MG420 We will resist all attempts to introduce a 'barrier round Europe' shutting out non-Europeans or giving them more restricted rights of movement within Europe than European Nationals.

There are many other statements in line with the above, which make it clear that other than limiting population influxes into Antarctica (scarcely a popular destination for humans, but favoured by emperor penguins) and national parks, the Greens are seemingly open to the idea of concreting over anywhere and everywhere in pursuit of their open-bordered dystopia. Their 500,000-home proposal would not even be adequate to meet the pent-up demand for social housing, for there are currently 1.8 million people on the waiting list. All of these homes, and more, would be needed for a nigh on limitless supply of immigrants, from countries such as Pakistan, Somalia, Afghanistan, Syria, Libya, Nigeria, etc. As well as imposing massive strains upon the economy, public services, utilities, transport infrastructure and the environment, what would this do to an already intensely cleft and fractured ‘society’, lacking any cohering values and sense of identity? 

The Greens are utopian idealists who, if they were provided with the opportunity to actively influence policy, would bring about a deliberate and calculated massive decline in the living standards of people in this country, as well as a significant degradation of this country’s environment. The Green Party cannot be adjudged to be an environmentalist party, for its policies actively promote massive population expansion at the expense of the natural environment. It cannot claim to be a party of social justice, as it seeks to snuff out the existence of the peoples of Europe and to reduce the living standards of UK and European citizens.

The Green Party gives expression to a poisonous strand of masochistic thought in the UK and other European societies that sees our country, and other European and developed nations, as being the authors of all of the ills in the world. The Green Party seeks to punish us for ‘sins’ that we have never committed. Given this, who, in their right mind, if they happen to be English, Welsh, Scots or Irish, would vote for the Greens? If you genuinely care for the environment and a sustainable approach to population and resource use, do not vote Green. If you support the principles of democracy, and subscribe to the belief that politics, ultimately, should be concerned with the business of improving the wellbeing of the citizenry, then do not vote Green. If you believe that the Green Party will be different to all of the others because it is more honest and will not lie, think again. On 18 January the Guardian reported that Natalie Bennett had stated on the Andrew Marr Show that ‘the party did not have an open-door policy on immigration, but those who have a right to immigrate should be entitled to exercise that right. She also questioned why Germany had been willing to take 20,000 refugees from Syria, and the UK figure was in the low hundreds.’ How does that square with the Green Party’s clear and unequivocal policy statements on immigration? It doesn’t. The Green Party might look fluffy, but at its heart, lies something rather sinister, and fundamentally anti-progressive. Do not be duped!

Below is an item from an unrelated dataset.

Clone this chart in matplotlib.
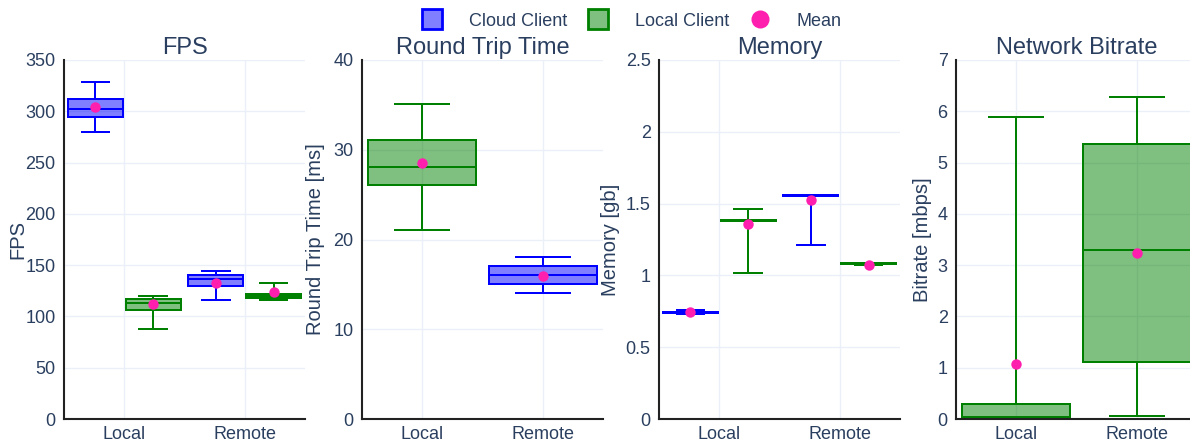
import matplotlib
matplotlib.use("Agg")
import matplotlib.pyplot as plt
from matplotlib.lines import Line2D

# ---------------- data ----------------
categories = ["Local", "Remote"]
stat_order = ["whislo", "q1", "med", "q3", "whishi"]

# FPS: per category [whislo, q1, med, q3, whishi]
fps_cloud = [[280, 294.7, 302.2, 312, 328.2], [115.9, 129.6, 136.1, 140, 143.9]]
fps_cloud_mean = [303.8, 132.5]
fps_local = [[87.6, 105.8, 112.7, 116.9, 119.5], [115.6, 117.5, 119.8, 121.8, 132.2]]
fps_local_mean = [111.7, 124.1]

# Round trip time: Local only measured with local client, Remote with cloud client
rtt_local = [[21.1, 26.1, 28.1, 31.1, 35.1]]
rtt_local_mean = [28.5]
rtt_cloud = [[14.06, 15.07, 16.1, 17.08, 18.08]]
rtt_cloud_mean = [15.9]

# Memory
mem_cloud = [[0.728, 0.741, 0.744, 0.747, 0.760], [1.209, 1.556, 1.559, 1.562, 1.562]]
mem_cloud_mean = [0.742, 1.528]
mem_local = [[1.019, 1.381, 1.384, 1.387, 1.460], [1.075, 1.079, 1.081, 1.083, 1.087]]
mem_local_mean = [1.36, 1.074]

# Network bitrate (local client only)
bit_local = [[0.0, 0.013, 0.033, 0.293, 5.88], [0.059, 1.113, 3.29, 5.366, 6.28]]
bit_local_mean = [1.068, 3.23]

# ---------------- style ----------------
BLUE = "#0000ff"
GREEN = "#008000"
PINK = "#ff1fae"
TXT = "#2a3f5f"
GRID = "#ebf0f8"
LW = 1.44

plt.rcParams["font.family"] = ["Liberation Sans", "DejaVu Sans"]

fig = plt.figure(figsize=(11.9, 4.45), dpi=100)
W, H = 1190, 445
lefts = [64, 362, 659, 956]
aw = 241
top, bottom = 60, 419


def make_stats(arr):
    out = []
    for s in arr:
        d = dict(zip(stat_order, s))
        d["fliers"] = []
        out.append(d)
    return out


def draw(ax, stats, means, positions, color, width):
    face = (0, 0, 1, 0.5) if color == BLUE else (0, 0.5, 0, 0.5)
    ax.bxp(make_stats(stats), positions=positions, widths=width,
           capwidths=width * 0.5, patch_artist=True, showfliers=False,
           boxprops=dict(facecolor=face, edgecolor=color, linewidth=LW),
           medianprops=dict(color=color, linewidth=LW),
           whiskerprops=dict(color=color, linewidth=LW),
           capprops=dict(color=color, linewidth=LW),
           manage_ticks=False, zorder=3)
    ax.plot(positions, means, "o", color=PINK, markersize=7.5,
            markeredgewidth=0, zorder=5)


titles = ["FPS", "Round Trip Time", "Memory", "Network Bitrate"]
ylabels = ["FPS", "Round Trip Time [ms]", "Memory [gb]", "Bitrate [mbps]"]
ylims = [(0, 350), (0, 40), (0, 2.5), (0, 7)]
yticks = [list(range(0, 351, 50)), [0, 10, 20, 30, 40],
          [0, 0.5, 1, 1.5, 2, 2.5], list(range(0, 8))]
ytlabels = [None, None, ["0", "0.5", "1", "1.5", "2", "2.5"], None]
ylabel_x = [-0.154, -0.154, -0.162, -0.10]

axes = []
for i in range(4):
    ax = fig.add_axes([lefts[i] / W, (H - bottom) / H, aw / W, (bottom - top) / H])
    axes.append(ax)

off = 0.24
gw = 0.455
fw = 0.9
x = list(range(len(categories)))

draw(axes[0], fps_cloud, fps_cloud_mean, [c - off for c in x], BLUE, gw)
draw(axes[0], fps_local, fps_local_mean, [c + off for c in x], GREEN, gw)

draw(axes[1], rtt_local, rtt_local_mean, [0], GREEN, fw)
draw(axes[1], rtt_cloud, rtt_cloud_mean, [1], BLUE, fw)

draw(axes[2], mem_cloud, mem_cloud_mean, [c - off for c in x], BLUE, gw)
draw(axes[2], mem_local, mem_local_mean, [c + off for c in x], GREEN, gw)

draw(axes[3], bit_local, bit_local_mean, x, GREEN, fw)

for i, ax in enumerate(axes):
    ax.set_xlim(-0.5, 1.5)
    ax.set_ylim(*ylims[i])
    ax.set_xticks(x)
    ax.set_xticklabels(categories)
    ax.set_yticks(yticks[i])
    if ytlabels[i]:
        ax.set_yticklabels(ytlabels[i])
    ax.grid(True, color=GRID, linewidth=1.0, zorder=0)
    ax.set_axisbelow(True)
    for s in ["top", "right"]:
        ax.spines[s].set_visible(False)
    for s in ["left", "bottom"]:
        ax.spines[s].set_color("#222222")
        ax.spines[s].set_linewidth(1.5)
        ax.spines[s].set_zorder(6)
    ax.tick_params(axis="both", length=0, colors=TXT, labelsize=13)
    ax.tick_params(axis="y", pad=6)
    ax.tick_params(axis="x", pad=5)
    ax.set_title(titles[i], fontsize=17, color=TXT, pad=4)
    ax.set_ylabel(ylabels[i], fontsize=14.5, color=TXT)
    ax.yaxis.set_label_coords(ylabel_x[i], 0.5)

handles = [
    Line2D([], [], linestyle="none", marker="s", markersize=15,
           markerfacecolor=(0, 0, 1, 0.5), markeredgecolor=BLUE, markeredgewidth=2),
    Line2D([], [], linestyle="none", marker="s", markersize=15,
           markerfacecolor=(0, 0.5, 0, 0.5), markeredgecolor=GREEN, markeredgewidth=2),
    Line2D([], [], linestyle="none", marker="o", markersize=13,
           markerfacecolor=PINK, markeredgewidth=0),
]
leg = fig.legend(handles, ["Cloud Client", "Local Client", "Mean"], loc="center",
                 bbox_to_anchor=(628 / W, 1 - 21 / H), ncol=3, frameon=False,
                 fontsize=13, handletextpad=1.05, columnspacing=0.7)
for t in leg.get_texts():
    t.set_color(TXT)

fig.savefig("out.png", dpi=100)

  1. As far as I am aware the Green Party only has two good policies and they are:1) they are in favour of changing our archaic and fraudulent electoral system of first past the post to the German/New Zealand Additional Member System/Mixed-Member Proportional system of PR ( a better version of PR than the one the Lib Dems favour of the Single Transferable Vote) and 2.) they wish to reform the banking system radically and I believe I am correct in stating ending fractional reserve banking.

    Apart from that, they are as you have pointed-out a hardline socialist/neo-Marxist party which is very accurately dubbed by some people as the 'watermelon party' ie Green on the outside and Red on the inside.

    Many more people need to be aware of the Green Party's reckless, dangerous and fundamentally anti-British immigration policies and the fact that these policies prove the Greens are not really concerned about our enviroment at all.


  2. You make a good point regarding those two policies Barry, as they are both sound. Both banking and the political system require radical reform to help restore stability and trust. Unfortunately, I think that we are going to see quite a bit of attention lavished upon the Greens in the run-up to the General Election, with the small crumb of comfort being that the party will have a disproportionately negative impact upon Labour and the Liberal Democrats.

    Apparently, Andrew Neill recently floored Natalie Bennett in an interview (I missed it, as I believe it was screened during the day) by drawing attention to her party’s commitment to progressively reduce controls on immigration, but this is unlikely to be an aspect of Green policy that the BBC or any other broadcaster chooses to focus on.

  3. It was on the Daily Politics show, I believe. Yes, the press will make sure that that people are not made aware of their dangerous policies in this regard.


  4. 'If you support the principles of democracy, and subscribe to the belief that politics, ultimately, should be concerned with the business of improving the wellbeing of the citizenry, then do not vote Green.' The Green party are the only party that is taking a responsible long term view to solving the global environmental problems we face. Part of doing so has to involve removing the vast global inequality we see everywhere - a 'world without borders' has to be part of this. We need to look beyond our own selfish, parochial interests, and in doing so it is necessary to look beyond the short term interests of our own citizenry. In the long run the Green party seek to protect the citizenry of the world, which we are part of. As for 'democracy', can we seriously suggest that the UK is run democratically? I'd suggest it is rather more of a corporate plutocracy, which is clearly something the Greens would seek to change in favour of a more genuine democracy. As for their 'dangerous' policies - surely the policies of the mainstream parties are far more dangerous, in the way they largely ignore the potential environmental catastrophe we face and embrace damaging forms of energy production such as fracking? Things must change, and we must embrace that change, which includes not viewing sensible, responsible long term poilices as anti-British just because they do not seek to protect the wealth that we have gained at the expense of others.